Interestingly, if Ronaldo leaves Manchester for Madrid he will be the fourth player in the last five years to do so, with nobody having gone the opposite way. David Beckham, Gabriel Heinze, Ruud van Nistelrooy and now Ronaldo have all sought their "dream move" to Madrid at the expense of Fergie's boys - I'd like to see anyone still claim that Manchester United are still the biggest club in the world, given that everyone seems to prefer to play for Real, even when United are European Champions.

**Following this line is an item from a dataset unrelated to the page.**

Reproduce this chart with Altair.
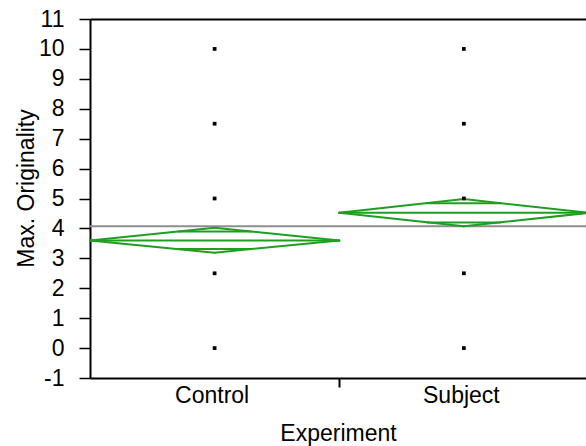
import math
import altair as alt
import pandas as pd

# ---- data ----
categories = ["Control", "Subject"]
group_means = [3.60, 4.52]
ci_lower = [3.19, 4.07]
ci_upper = [4.02, 4.98]
grand_mean = [4.07]
control_values = [0, 2.5, 5, 7.5, 10]
subject_values = [0, 2.5, 5, 7.5, 10]
y_ticks = [-1, 0, 1, 2, 3, 4, 5, 6, 7, 8, 9, 10, 11]

FONT = "Liberation Sans"
GREEN = "#1f9e22"
FS = 23

# ---- tables built from the arrays ----
pts = []
for i, vals in enumerate([control_values, subject_values]):
    for v in vals:
        pts.append({"x": i + 0.5, "y": v})
points_df = pd.DataFrame(pts)

segs = []
frac = 1 - 1 / math.sqrt(2)
for i, cat in enumerate(categories):
    lft, ctr, rgt = i, i + 0.5, i + 1
    m, lo, hi = group_means[i], ci_lower[i], ci_upper[i]
    segs += [
        dict(x=lft, y=m, x2=ctr, y2=hi),
        dict(x=ctr, y=hi, x2=rgt, y2=m),
        dict(x=rgt, y=m, x2=ctr, y2=lo),
        dict(x=ctr, y=lo, x2=lft, y2=m),
        dict(x=lft, y=m, x2=rgt, y2=m),
    ]
    up = m + (hi - m) / math.sqrt(2)
    dn = m - (m - lo) / math.sqrt(2)
    segs += [
        dict(x=ctr - 0.5 * frac, y=up, x2=ctr + 0.5 * frac, y2=up),
        dict(x=ctr - 0.5 * frac, y=dn, x2=ctr + 0.5 * frac, y2=dn),
    ]
seg_df = pd.DataFrame(segs)

gm_df = pd.DataFrame({"x": [0], "x2": [len(categories)], "y": grand_mean})

# ---- scales and axes ----
xscale = alt.Scale(domain=[0, 1.99], nice=False, zero=False)
yscale = alt.Scale(domain=[-1, 11], nice=False, zero=False)

tick_vals = []
label_expr = ""
for i, c in enumerate(categories):
    tick_vals.append(i + 0.5)
    if i > 0:
        tick_vals.append(i)
    label_expr += f"datum.value == {i + 0.5} ? '{c}' : "
label_expr += "''"
tick_vals = sorted(tick_vals)

xaxis = alt.Axis(
    values=tick_vals,
    labelExpr=label_expr,
    title="Experiment",
    grid=False,
    tickSize=9,
    tickWidth=2,
    tickColor={"condition": {"test": "datum.value % 1 == 0", "value": "black"},
               "value": "transparent"},
    domainColor="black",
    domainWidth=2,
    labelFont=FONT,
    labelFontSize=FS,
    labelColor="black",
    labelPadding=15,
    labelBaseline="alphabetic",
    labelFlush=False,
    labelOffset=-3,
    titleFont=FONT,
    titleFontSize=FS,
    titleFontWeight="normal",
    titleColor="black",
    titleBaseline="alphabetic",
    titleAlign="center",
    titleX=248,
    titleY=62,
)

yaxis = alt.Axis(
    values=y_ticks,
    labelExpr="'' + datum.value",
    title="Max. Originality",
    grid=False,
    tickSize=11,
    tickWidth=1.5,
    tickColor="black",
    domainColor="black",
    domainWidth=2,
    labelFont=FONT,
    labelFontSize=FS,
    labelColor="black",
    labelPadding=15,
    titleFont=FONT,
    titleFontSize=FS,
    titleFontWeight="normal",
    titleColor="black",
    titleAngle=270,
    titleBaseline="alphabetic",
    titleAlign="center",
    titleX=-57,
    titleY=169,
)

top_axis = alt.Axis(
    orient="top",
    labels=False,
    ticks=False,
    grid=False,
    domain=True,
    domainColor="black",
    domainWidth=2,
    title=None,
)

grand = alt.Chart(gm_df).mark_rule(color="#8e8e8e", strokeWidth=2).encode(
    x=alt.X("x:Q", scale=xscale, axis=top_axis),
    x2="x2:Q",
    y=alt.Y("y:Q", scale=yscale, axis=yaxis),
)

diamonds = alt.Chart(seg_df).mark_rule(color=GREEN, strokeWidth=2, strokeCap="round").encode(
    x=alt.X("x:Q", scale=xscale, axis=xaxis),
    x2="x2:Q",
    y=alt.Y("y:Q", scale=yscale, axis=None),
    y2="y2:Q",
)

points = alt.Chart(points_df).mark_square(color="black", size=14, opacity=1).encode(
    x=alt.X("x:Q", scale=xscale, axis=None),
    y=alt.Y("y:Q", scale=yscale, axis=None),
)

chart = (
    alt.layer(grand, diamonds, points)
    .resolve_axis(x="independent", y="independent")
    .properties(
        width=496,
        height=359,
        autosize=alt.AutoSizeParams(type="none"),
        padding={"left": 90, "top": 19, "right": 0, "bottom": 68},
        background="white",
    )
    .configure_view(stroke=None)
)

chart.save("out.html", embed_options={"renderer": "svg", "actions": False})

Oh, and my two cents on the Ronaldo transfer saga - pretty convinced he's going, glad to see the back of him in the Premiership, and hope United get screwed over as much as possible by the deal. As much as United and Ronaldo deserve each other, United's petty complaining to FIFA about Real's behaviour has really pissed me off. How many smaller clubs have lost their best players when a big club declared interest in the media, and not bleated about it to the authorities? It's the way modern football works. Yet another case of Fergie and United assuming that there are different rules for them. ****s.
That's completely false and I'd like for you to do some reserach about those transfers before letting your bias get in your way.:@

And the last paragraph, Real Madrid have been unsettling Ronaldo for quite a while now. Those big clubs going in for smaller club's player thing happens only over say a transfer season with maybe one or two mentions during the regular season. Not so with this, Madrid have been making known thier intent for months on end. Completely different. Agree though that big clubs shouldn't be doing that, but it's the same as Barry with Liverpool. Hargreaves case was prolonged because of injury and Bayern trying to get the upper hand. They were always gonna sell him.
 

Tom Halsey

International Coach
Interestingly, if Ronaldo leaves Manchester for Madrid he will be the fourth player in the last five years to do so, with nobody having gone the opposite way. David Beckham, Gabriel Heinze, Ruud van Nistelrooy and now Ronaldo have all sought their "dream move" to Madrid at the expense of Fergie's boys - I'd like to see anyone still claim that Manchester United are still the biggest club in the world, given that everyone seems to prefer to play for Real, even when United are European Champions.
Not everyone wants to go there, Beckham certainly didn't (well, he chose Real over Barca, but he said he wanted to stay at United had it not been for the fall out), and Heinze only went there because we didn't let him go to the Dips. Ruud is a sketchy one. Ronaldo obviously wants to play there at some point, correct, but that's only one or possibly two out of four.

EDIT: Should point out that I don't deny that Real are a bigger club than us.